If you were an employee in some company, the period after you get hired is the time you spend learning the most. Fast forward 15 years and you have become a big executive or the CEO. Would you still be learning new things, at least at the same pace as before? Simply put, have you ever had a conversation with your boss and it seemed like he has no clue what he's talking about? That's not a problem since their role would be more managerial than executive or tactical.
Is It possible That Managers Have Stopped Learning New Things Long Ago?
Having reached the highest on-pitch position in the game, do top managers still learn a new thing? Do you think Pep Guardiola still analyzes opponents the way he did at Barca B?
Ted Knutson, CEO and co-founder of StatsBomb, is one of the people who deal directly with club owners, executives, and managers in top clubs. He's one of the people responsible for Brentford's rise using data. Something I will talk about later. Ted says, no, top managers like Pep, Klopp, and others don't learn anything new.
It is not because they don't want to, but simply because their time doesn't allow that. Once you become a manager at top clubs like City, Real Madrid, and Liverpool, it becomes impossible for you to have the time to learn new things. You could pick up a few things every now and then. But, you can't learn something new from start to finish.

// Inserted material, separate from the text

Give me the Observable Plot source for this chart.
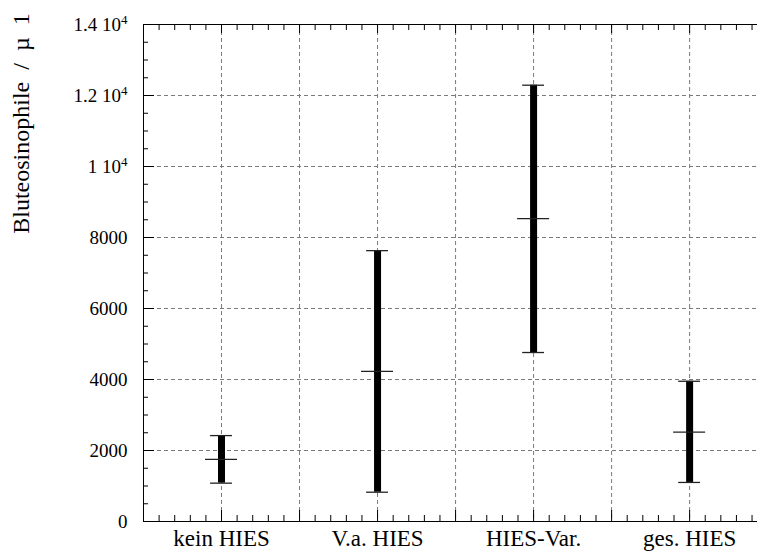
<!DOCTYPE html>
<html lang="de">
<head>
<meta charset="utf-8">
<script src="https://cdn.jsdelivr.net/npm/d3@7"></script>
<script src="https://cdn.jsdelivr.net/npm/@observablehq/plot@0.6"></script>
<style>
  body { margin: 0; background: #fff; font-family: "Liberation Serif"; font-size: 20px; }
  #chart { font-family: "Liberation Serif"; }
  #chart svg { font-family: "Liberation Serif"; }
  .fontwarm { position: absolute; left: 0; top: 0; opacity: 0; font-family: "Liberation Serif"; }
</style>
</head>
<body>
<span class="fontwarm" aria-hidden="true">&nbsp;</span>
<div id="chart"></div>
<script>
// Eosinophil counts per group: range (lower/upper) and mean
const groups = ["kein HIES", "V.a. HIES", "HIES-Var.", "ges. HIES"];
const positions = [1, 3, 5, 7];
const lower = [1080, 825, 4760, 1100];
const upper = [2420, 7630, 12290, 3950];
const mean  = [1750, 4230, 8530, 2515];

const yTicks = [0, 2000, 4000, 6000, 8000, 10000, 12000, 14000];
const yTickLabels = ["0", "2000", "4000", "6000", "8000", "1 10^4", "1.2 10^4", "1.4 10^4"];
const yTitle = "Bluteosinophile  /  µ  1";

const rows = groups.map((g, i) => ({group: g, pos: positions[i], lo: lower[i], hi: upper[i], mean: mean[i]}));

const W = 757, H = 554;
const mL = 143, mT = 24, mB = 33, mR = 0;
const innerW = W - mL - mR, innerH = H - mT - mB;
const xMax = 7.87;
const serif = "Liberation Serif";

const xMajor = d3.range(1, 8);
const xMinor = d3.range(1, 40).filter(i => i % 5 !== 0).map(i => i / 5).filter(v => v < xMax);
const yMajor = d3.range(2000, 14000, 2000);
const yMinor = d3.range(500, 14000, 500).filter(v => v % 2000 !== 0);

const grid = {stroke: "#7a7a7a", strokeWidth: 1, strokeDasharray: "4,3"};
const ink = {stroke: "black", strokeWidth: 1};

const chart = Plot.plot({
  width: W,
  height: H,
  marginLeft: mL,
  marginTop: mT,
  marginBottom: mB,
  marginRight: mR,
  style: {fontFamily: serif, fontSize: "20px"},
  x: {domain: [0, xMax], label: null},
  y: {domain: [0, 14000], label: null},
  marks: [
    // dashed grid
    Plot.ruleX(xMajor, grid),
    Plot.ruleY(yMajor, grid),
    // frame (right side lies past the visible area)
    Plot.ruleY([0, 14000], ink),
    Plot.ruleX([0], ink),
    // inward ticks: bottom, top, left
    Plot.ruleX(xMajor, {...ink, insetTop: innerH - 11}),
    Plot.ruleX(xMinor, {...ink, insetTop: innerH - 6}),
    Plot.ruleX(xMajor, {...ink, insetBottom: innerH - 9}),
    Plot.ruleX(xMinor, {...ink, insetBottom: innerH - 6}),
    Plot.ruleY(yMajor, {...ink, insetRight: innerW - 11}),
    Plot.ruleY(yMinor, {...ink, insetRight: innerW - 5}),
    // range bars
    Plot.ruleX(rows, {x: "pos", y1: "lo", y2: "hi", stroke: "black", strokeWidth: 7}),
    // caps and mean marks
    Plot.ruleY(rows, {y: "hi", x1: d => d.pos - 0.14, x2: d => d.pos + 0.14, stroke: "#222", strokeWidth: 1.3}),
    Plot.ruleY(rows, {y: "lo", x1: d => d.pos - 0.14, x2: d => d.pos + 0.14, stroke: "#222", strokeWidth: 1.3}),
    Plot.ruleY(rows, {y: "mean", x1: d => d.pos - 0.205, x2: d => d.pos + 0.205, stroke: "#222", strokeWidth: 1.3}),
    // axis labels
    Plot.axisY(yTicks, {anchor: "left", tickSize: 0, tickPadding: 16, fontSize: 19,
      tickFormat: d => yTickLabels[yTicks.indexOf(d)]}),
    Plot.axisX(positions, {anchor: "bottom", tickSize: 0, tickPadding: 8, fontSize: 23,
      tickFormat: d => groups[positions.indexOf(d)]}),
    // y title
    Plot.text([yTitle], {frameAnchor: "top-left", rotate: -90, dx: -122, dy: 99,
      fontSize: 24, textAnchor: "middle", lineAnchor: "middle"})
  ]
});

// set the power of ten as a raised exponent
d3.select(chart).selectAll('g[aria-label="y-axis tick label"] text').each(function () {
  const m = this.textContent.match(/^(.*) 10\^4$/);
  if (!m) return;
  const t = d3.select(this);
  t.text(null);
  t.append("tspan").text(m[1] + " 10");
  t.append("tspan").attr("dy", "-7").attr("font-size", 13).text("4");
});
d3.select(chart).selectAll("text").style("white-space", "pre");

document.getElementById("chart").appendChild(chart);
</script>
</body>
</html>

Someone like Mauricio Pochettino arrives at the club at 7:30 in the morning and gets home at 7:30 at night. Twelve hours spent between training and meetings with scouts and administrators. When would he learn anything about the newest pressure tactics?
It's Not Surprising
That is why we don't see managers at top levels changing their style as they have surpassed the phase where they could learn anything new. That's the problem with managers like Pirlo and Gary Neville. They have surpassed the first and most important period of their lives as managers, the period where they manage a club in the second division that allows them to work without pressure.
How It Applies To Top Managers
You might think that doesn't apply to managers like Pep Guardiola because he previously coached Barca B, Klopp who managed Mainz, and Pochettino who coached Espanyol and Southampton. But you'd be wrong.
The pressure tactics those three picked up in their past experience have changed massively in the last few years, a revolution in which they haven't participated. Going back to the employee example, imagine that by the time you became the boss, the computer was invented. There are new problems that you wouldn't be equipped to deal with.
The Solution
According to Knutson, these managers resort to hiring young, aspiring assistants who have studied the changes that happened to tactics relating to the top managers' style. Assistants who get the benefit of working without all the pressure that top managers fall under.
In Conclusion
It's difficult imagining that our favorite managers don't deserve even half the credit they deserve for tactical changes. Their job is completely different from what we have imagined. There's a whole team behind them that determines all the tasks these managers don't have the time to do.
Those tasks aren't simple either, they include players signed, players promoted, players development, tactical changes to the team, and many more things. The fact is, assistants are actually the closest things we have to the image of a manager in our heads.
Top managers' role comprises mostly of yes or no decisions or general instructions and vision. They're simply the Steve Jobs of football, their roles aren't to invent anything new, they don't develop anything, they're merely the face of a process that involves tens of people.